Os monstros estarão lá, mas às vezes os verdadeiros desafios a serem superados não possuem uma forma física. E algumas obras se tornaram clássicas justamente por construírem boas metáforas, como Carrie – A Estranha, Halloween e O Bebê de Rosemary. Seguindo os passos de mestres como John Carpenter e George A. Romero, Jordan Peele desponta como um dos diretores contemporâneos que melhor constroem alegorias dentro dessa estrutura, geralmente embutindo questões raciais em longas sinistros, como os ótimos Nós e Não! Não Olhe! Em Não Abra! (quem escolhe esses títulos?), o cineasta estreante Bishal Dutta tenta engrossar a lista citada no parágrafo anterior, seguindo fielmente a cartilha dos bons filmes de terror, mas se revela aquém do desafio.

Na trama, também escrita por Dutta, Samidha (Megan Suri, de séries adolescentes da Netflix como Eu Nunca e Atypical) é uma adolescente filha de imigrantes indianos que vive um conflito de identidade cultural. Em casa, ela é acusada pela mãe de renegar as tradições de seu país de origem. Na escola, se esforça para não ser encarada como uma forasteira, tentando absorver os costumes estadunidenses (tanto que prefere ser chamada de Sam do que de Samidha). As coisas ficam ainda piores quando uma amiga de infância liberta acidentalmente uma entidade maligna supostamente ligada à Mitologia Hindu, fazendo com que Sam precise se reconectar aos seus ancestrais para impedir que tragédias aconteçam.

Desta forma, Bishal Dutta, diretor e roteirista indiano, mal consegue disfarçar sua verdadeira intenção de fazer de It Lives Inside (no original) um veículo para difundir a cultura de seu país e gerar identificação com os mais de três milhões de conterrâneos que vivem atualmente nos Estados Unidos (uma massa demográfica maior, inclusive, que a dos mexicanos, por exemplo). O problema é que o enredo concebido para abarcar esses elementos é genérico demais para sustentá-los. E quando Dutta tenta compensar suas fragilidades dramáticas com investidas no terror, o resultado é ainda mais frustrante, revelando sua falta de repertório. Repare no excesso de sequências envolvendo pesadelos e nos incontáveis establishing shots (tomadas da casa da protagonista) e você constatará um realizador de estratégias repetitivas.

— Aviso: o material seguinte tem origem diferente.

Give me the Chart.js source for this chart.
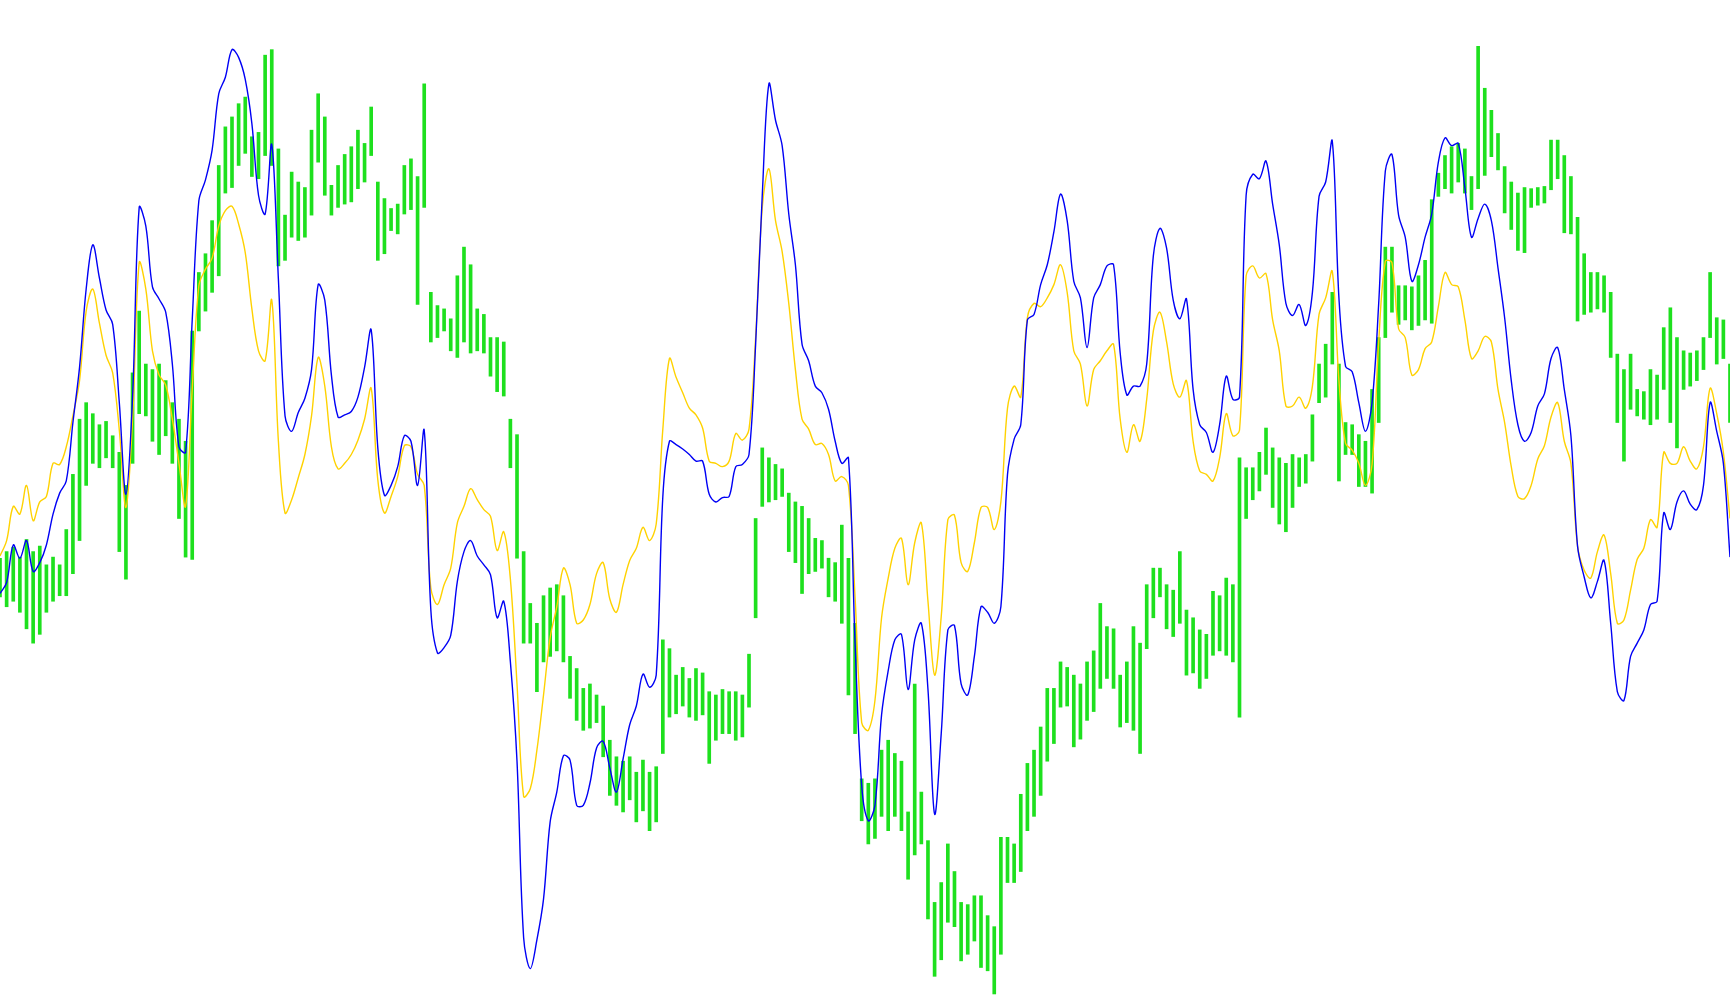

Sua criatividade limita-se a repetir os mesmos corpos se contorcendo (com sons de ossos se quebrando) e alucinações escuras que tantos outros colegas empregam atualmente. Sua preocupação em combater a visão preconceituosa que os norte-americanos têm do seu povo, é válida, afastando a aura exótica que os costumes hindus possuem, mas o discurso não vai além do óbvio, trazendo diálogos artificiais que martelam as problemáticas envolvendo não apenas o contraste cultural, mas a própria imigração. Até o desfecho acaba sendo previsível demais na sugestão simplista de que uma reconciliação entre mãe e filha será o bastante para restabelecer a harmonia.

Já os efeitos visuais não são diferentes: protagonista de sequências obscurecidas para disfarçarem as limitações orçamentárias, a tal entidade se materializa como uma criatura sem qualquer traço de originalidade (quem assistiu ao ligeiramente superior Boogeyman – Seu Medo é Real notará várias semelhanças) e confusa em relação aos seus poderes. Ele só é invisível como o Predador ou é também intangível como o Flash? Só ataca no escuro ou também na claridade? Independentemente das respostas, a verdade é que a criatura sempre escolhe a melhor pose para ser enquadrada. Contando com um flashback absolutamente ridículo ao final, mas não menos constrangedor do que a açucarada sequência que fecha bruscamente o arco principal, o filme transmite uma mensagem que talvez seja otimista e simplório demais para espectadores adultos.

Num ano irregular onde já fomos presenteados com o ótimo Fale Comigo, mas também tivemos de aguentar o sofrível A Freira 2, Não Abra! chega aos cinemas com altas pretensões, mirando na complexidade do primeiro, mas infelizmente só conseguindo se aproximar do segundo.